When the defendant is the US, the guilty bar is lowered to the floor
By Jay Tea on War On Terror Wizbang
Rob over at Say Anything (a former GuestBanger around these parts) has an article up that got me thinking about a larger issue. In that piece, Rob skillfully dismantles a load of tripe that the United States used "chemical weapons" and "weapons of mass destruction" in the Battle of Fallujah.
This dreadful, terrifying, horrible weapon? White phosphorus.
Now, white phosphorus has been used by the military since Viet Nam, and almost never as a direct weapon. It's used for lighting and smoke generation -- paradoxically, to make things visible and invisible. It's rarely used as a direct weapon against people or targets because we, quite simply, have stuff that's far more efficient -- like thermite or napalm.
And it's not really a great innovation. The idea of having something that will generate great amounts of light on a battlefield, or spew out concealing smoke, goes back a very long time. Just in the 20th Century flares and flare shells (fired by large guns) were used in both World Wars, "smoke screens" date back centuries, and "tracer rounds" (glowing rounds of ammunition that allow the shooter to see where their fire is ending up) were introduced in World War I. The appeal of white phosphorus (or "Willy Pete," as the users often shorten it) is that it both illuminates and conceals, and does both exceptionally well. But to call it a "weapon of mass destruction" is like putting a machine gun on a bulldozer and calling it a "tank."
So, what's the point of doing so, other than demonstrating the observer's rank ignorance? I think it could be a smidgen more insidious than that.
The current theme of most political discussions around the world is "just how bad the US is." That we're the bad guys is a given; it's only a question of how bad we are. And in that context, there is a definite bias and trend towards hyping anything we do as the epitome of evil.
We use white phosphorus in Fallujah, to illuminate the enemy and make them easier to kill. If some happens to directly hit one, then it's "chemical warfare" and "using a weapon of mass destruction." But if the other side finds one of Saddam's supposedly-nonexistent poison-gas artillery shells and uses it to fashion an IED against our forces, that's an "aberration" and a "fluke."
Our enemies include a regime that used rape as a weapon of oppression, that executed its enemies by feeding them into shredders and throwing them off buildings. They punished "criminals" by amputation and execution, including such notable techniques as stoning and smothering. Yet we are accused of "torture" when we inflict such horrid fates as loud music, overly warm or cool temperatures, and assaults on their dignity (not health, but dignity and pride).
The other side routinely targets civilians for slaughter, often singling out for attack the most innocent and vulnerable populations they can find (witness the Beslan school massacre).
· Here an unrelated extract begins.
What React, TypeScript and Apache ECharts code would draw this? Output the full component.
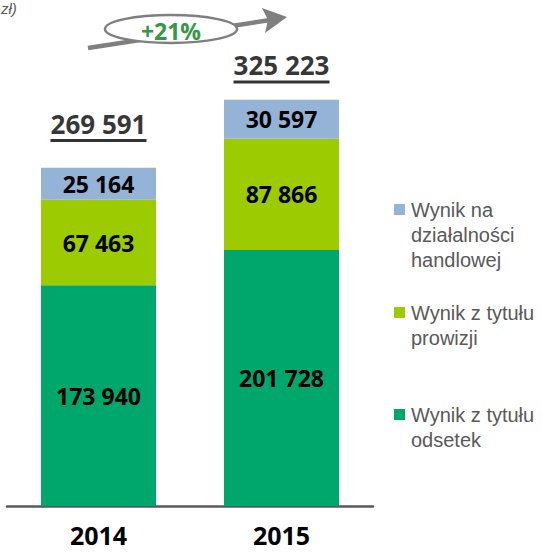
import React, { useEffect, useRef } from "react";
import * as echarts from "echarts";

const years = ["2014", "2015"];
const odsetek = [173940, 201728];
const prowizji = [67463, 87866];
const handlowej = [25164, 30597];
const totals = [269591, 325223];
const growthLabel = "+21%";
const unitLabel = "zł)";
const seriesNames = ["Wynik z tytułu\nodsetek", "Wynik z tytułu\nprowizji", "Wynik na\ndziałalności\nhandlowej"];
const colors = ["#00A76D", "#9BCB00", "#95B3D7"];

const fmt = (v: number) => {
  const s = String(v);
  return s.replace(/\B(?=(\d{3})+(?!\d))/g, " ");
};

export default function App() {
  const ref = useRef<HTMLDivElement>(null);
  useEffect(() => {
    if (!ref.current) return;
    const chart = echarts.init(ref.current, undefined, { renderer: "svg" });
    const barLabel = {
      show: true,
      position: "inside" as const,
      color: "#000",
      fontFamily: "Open Sans",
      fontWeight: "bold" as const,
      fontSize: 23,
      formatter: (p: any) => fmt(p.value),
    };
    const totalOffsets = [22, 10];
    const legendY = [415, 313, 210];
    const legendGraphics: any[] = [];
    [2, 1, 0].forEach((i) => {
      legendGraphics.push({
        type: "rect",
        shape: { x: 394, y: legendY[i] - 6, width: 11, height: 11 },
        style: { fill: colors[i] },
      });
      legendGraphics.push({
        type: "text",
        x: 411,
        y: legendY[i] - 12.5,
        style: {
          text: seriesNames[i],
          fill: "#595959",
          fontFamily: "Liberation Sans",
          fontSize: 20,
          lineHeight: 25,
          verticalAlign: "top",
          align: "left",
        },
      });
    });
    chart.setOption({
      animation: false,
      grid: { left: 7, width: 366, top: 62, bottom: 49 },
      xAxis: {
        type: "category",
        data: years,
        axisLine: { lineStyle: { color: "#595959", width: 2.5 } },
        axisTick: { show: false },
        axisLabel: {
          color: "#000",
          fontFamily: "Open Sans",
          fontWeight: "bold",
          fontSize: 25,
          margin: 16,
        },
      },
      yAxis: {
        type: "value",
        min: 0,
        max: 350000,
        show: false,
        splitLine: { show: false },
      },
      series: [
        { name: "odsetek", type: "bar", stack: "s", data: odsetek, barWidth: 115, itemStyle: { color: colors[0] }, label: barLabel },
        { name: "prowizji", type: "bar", stack: "s", data: prowizji, barWidth: 115, itemStyle: { color: colors[1] }, label: barLabel },
        { name: "handlowej", type: "bar", stack: "s", data: handlowej, barWidth: 115, itemStyle: { color: colors[2] }, label: barLabel },
        {
          name: "total",
          type: "scatter",
          symbolSize: 0,
          silent: true,
          data: totals.map((v, i) => ({
            value: v,
            label: {
              show: true,
              position: "top",
              distance: totalOffsets[i],
              formatter: `{t|${fmt(v)}}\n{u|}`,
              rich: {
                t: {
                  fontFamily: "Open Sans",
                  fontWeight: "bold",
                  fontSize: 26,
                  lineHeight: 30,
                  color: "#000",
                  align: "center",
                },
                u: {
                  width: 96,
                  height: 3,
                  backgroundColor: "#000",
                  align: "center",
                },
              },
            },
          })),
        },
      ],
      graphic: [
        {
          type: "text",
          x: 1,
          y: 1,
          style: {
            text: unitLabel,
            fill: "#595959",
            fontFamily: "Liberation Sans",
            fontStyle: "italic",
            fontSize: 15,
            align: "left",
            verticalAlign: "top",
          },
        },
        {
          type: "line",
          shape: { x1: 88, y1: 48, x2: 270, y2: 20 },
          style: { stroke: "#7F7F7F", lineWidth: 4.5 },
        },
        {
          type: "polygon",
          shape: { points: [[287, 17], [262, 8], [268, 20], [265, 33]] },
          style: { fill: "#7F7F7F" },
        },
        {
          type: "ellipse",
          shape: { cx: 171, cy: 29, rx: 66, ry: 14 },
          style: { fill: "#fff", stroke: "#7F7F7F", lineWidth: 2.5 },
        },
        {
          type: "text",
          x: 171,
          y: 31,
          style: {
            text: growthLabel,
            fill: "#339944",
            fontFamily: "Open Sans",
            fontWeight: "bold",
            fontSize: 23,
            align: "center",
            verticalAlign: "middle",
          },
        },
        ...legendGraphics,
      ],
    });
    return () => chart.dispose();
  }, []);
  return (
    <div
      ref={ref}
      style={{ position: "fixed", left: 0, top: 0, width: 542, height: 555, background: "#fff" }}
    />
  );
}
Our side goes out of its way to avoid or minimize civilian casualties, to the point where Israel actually reduces the explosives in its missiles to reduce their effectiveness when hunting terrorists who deliberately surround themselves with civilians, yet we are the perpetrators of massacres and wholesale butchery.
Paradoxically, I find myself agreeing with the critics, in general principle. We ARE better than those we fight, and we OUGHT to hold ourselves to a much higher standard than we expect from them. Hell, that difference is one of the key moral reasons we ought to fight.
But to carry it to the extremes they are using, by raising the bar to impossible levels for us while utterly ignoring the routine obscenities practiced by the other side, isn't fair or just or right. It's simple propagandizing against us, and it needs to be recognized as such -- and its practitioners need and deserve our scorn, our sanction, our refusal to accept it passively.
Maybe we're not the perfect good guys, the proverbial "white hats" all filled with virtue and kindness and goodness in this fight. But dammit, we're a hell of a lot better than the black hats, and that fact needs to be reinforced again and again and again in the face of such people as Michael Moore, Cindy Sheehan, Ramsey Clark, and their ilk.